TO BE DONE
Extract everything from the first line through the line with "C_GRID = '#D9D9D9'", both ends included, except for any pictures.

»»

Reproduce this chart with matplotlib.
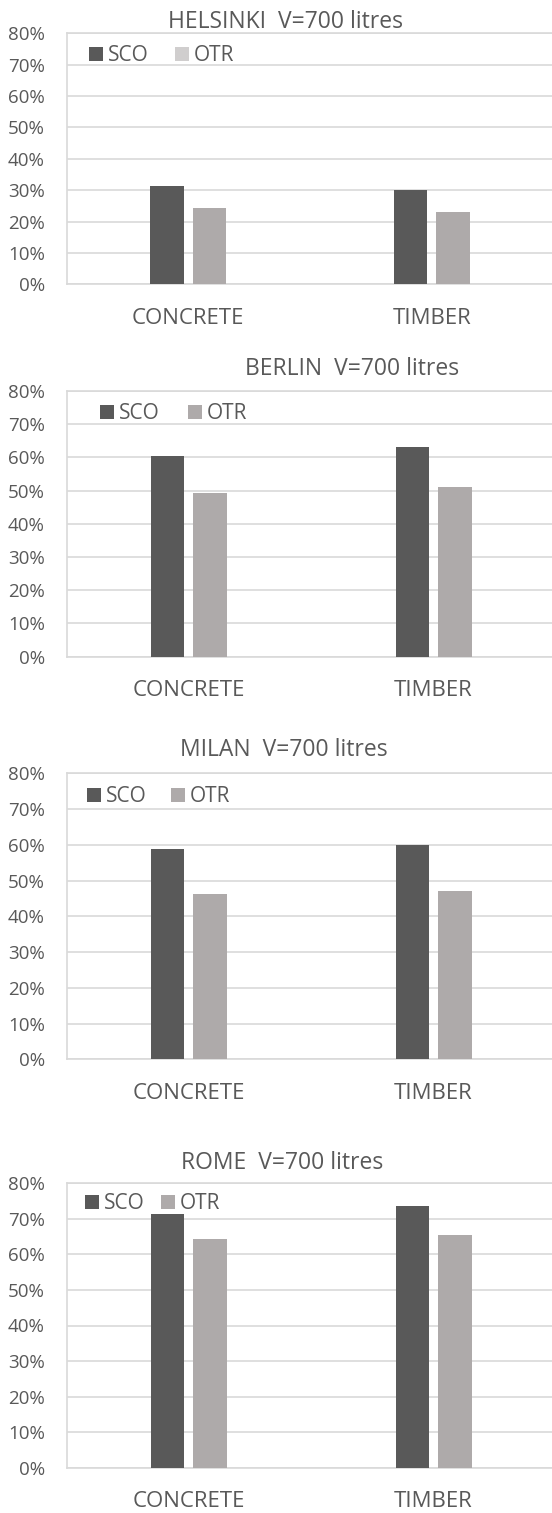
import matplotlib
matplotlib.use('Agg')
import matplotlib.pyplot as plt
from matplotlib.patches import Patch
from matplotlib.ticker import FuncFormatter

plt.rcParams['font.family'] = ['Open Sans', 'DejaVu Sans']

# ---- data ----
categories = ['CONCRETE', 'TIMBER']
series = ['SCO', 'OTR']
titles = ['HELSINKI  V=700 litres', 'BERLIN  V=700 litres',
          'MILAN  V=700 litres', 'ROME  V=700 litres']
sco_helsinki = [31.3, 30.2]
otr_helsinki = [24.3, 23.2]
sco_berlin = [60.4, 63.0]
otr_berlin = [49.2, 51.0]
sco_milan = [58.7, 59.9]
otr_milan = [46.3, 47.1]
sco_rome = [71.4, 73.6]
otr_rome = [64.3, 65.4]
y_ticks = [0, 10, 20, 30, 40, 50, 60, 70, 80]

sco_values = [sco_helsinki, sco_berlin, sco_milan, sco_rome]
otr_values = [otr_helsinki, otr_berlin, otr_milan, otr_rome]

# ---- style / layout (pixels) ----
W, H = 552, 1513
C_SCO = '#595959'
C_OTR = '#AEAAAA'
C_OTR_LEG = ['#D0CECE', '#AEAAAA', '#AEAAAA', '#AEAAAA']
C_TXT = '#595959'
C_GRID = '#D9D9D9'

panels = [
    dict(top=33.3, bottom=284.3, left=66.5, right=553.6, tx=168, tb=28.3, lx=89.3, ly=72.8, cs=26),
    dict(top=391.0, bottom=656.7, left=66.5, right=556.0, tx=245, tb=375.0, lx=100.4, ly=73.1, cs=28),
    dict(top=773.3, bottom=1059.3, left=66.5, right=556.0, tx=179.6, tb=756.0, lx=87.3, ly=73.4, cs=24),
    dict(top=1183.3, bottom=1467.7, left=66.5, right=556.0, tx=181, tb=1169.3, lx=85.2, ly=74.2, cs=16),
]

fig = plt.figure(figsize=(W / 100, H / 100), dpi=100)
fig.patch.set_facecolor('white')

bar_w = 0.137
off = 0.087
leg_fs = 15
em = leg_fs * 100 / 72

for i, p in enumerate(panels):
    ax = fig.add_axes([p['left'] / W, 1 - p['bottom'] / H,
                       (p['right'] - p['left']) / W, (p['bottom'] - p['top']) / H])
    x = list(range(len(categories)))
    ax.bar([v - off for v in x], sco_values[i], width=bar_w, color=C_SCO, zorder=3)
    ax.bar([v + off for v in x], otr_values[i], width=bar_w, color=C_OTR, zorder=3)
    ax.set_xlim(-0.5, 1.5)
    ax.set_ylim(0, 80)
    ax.set_yticks(y_ticks)
    ax.yaxis.set_major_formatter(FuncFormatter(lambda v, _: f'{int(v)}%'))
    ax.set_xticks(x)
    ax.set_xticklabels(categories)
    ax.grid(axis='y', color=C_GRID, linewidth=1.2, zorder=0)
    ax.set_axisbelow(True)
    for s in ['left', 'top', 'bottom', 'right']:
        ax.spines[s].set_color(C_GRID)
        ax.spines[s].set_linewidth(1.2)
    ax.tick_params(axis='y', length=0, pad=15.5, labelsize=13.5, labelcolor=C_TXT)
    ax.tick_params(axis='x', length=0, pad=17, labelsize=16, labelcolor=C_TXT)

    handles = [Patch(facecolor=C_SCO), Patch(facecolor=C_OTR_LEG[i])]
    lx = (p['lx'] - p['left']) / (p['right'] - p['left'])
    ax.legend(handles, series, loc='center left', bbox_to_anchor=(lx, p['ly'] / 80),
              ncol=2, frameon=False, borderpad=0, borderaxespad=0,
              handlelength=14 / em, handleheight=14 / em,
              handletextpad=5 / em, columnspacing=p['cs'] / em,
              fontsize=leg_fs, labelcolor=C_TXT)

    fig.text(p['tx'] / W, 1 - p['tb'] / H, titles[i], ha='left', va='baseline',
             fontsize=16.5, color=C_TXT)

fig.savefig('out.png', dpi=100, facecolor='white')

««

REPLY TO THE TASK
Reproduce this chart with matplotlib.
import matplotlib
matplotlib.use('Agg')
import matplotlib.pyplot as plt
from matplotlib.patches import Patch
from matplotlib.ticker import FuncFormatter

plt.rcParams['font.family'] = ['Open Sans', 'DejaVu Sans']

# ---- data ----
categories = ['CONCRETE', 'TIMBER']
series = ['SCO', 'OTR']
titles = ['HELSINKI  V=700 litres', 'BERLIN  V=700 litres',
          'MILAN  V=700 litres', 'ROME  V=700 litres']
sco_helsinki = [31.3, 30.2]
otr_helsinki = [24.3, 23.2]
sco_berlin = [60.4, 63.0]
otr_berlin = [49.2, 51.0]
sco_milan = [58.7, 59.9]
otr_milan = [46.3, 47.1]
sco_rome = [71.4, 73.6]
otr_rome = [64.3, 65.4]
y_ticks = [0, 10, 20, 30, 40, 50, 60, 70, 80]

sco_values = [sco_helsinki, sco_berlin, sco_milan, sco_rome]
otr_values = [otr_helsinki, otr_berlin, otr_milan, otr_rome]

# ---- style / layout (pixels) ----
W, H = 552, 1513
C_SCO = '#595959'
C_OTR = '#AEAAAA'
C_OTR_LEG = ['#D0CECE', '#AEAAAA', '#AEAAAA', '#AEAAAA']
C_TXT = '#595959'
C_GRID = '#D9D9D9'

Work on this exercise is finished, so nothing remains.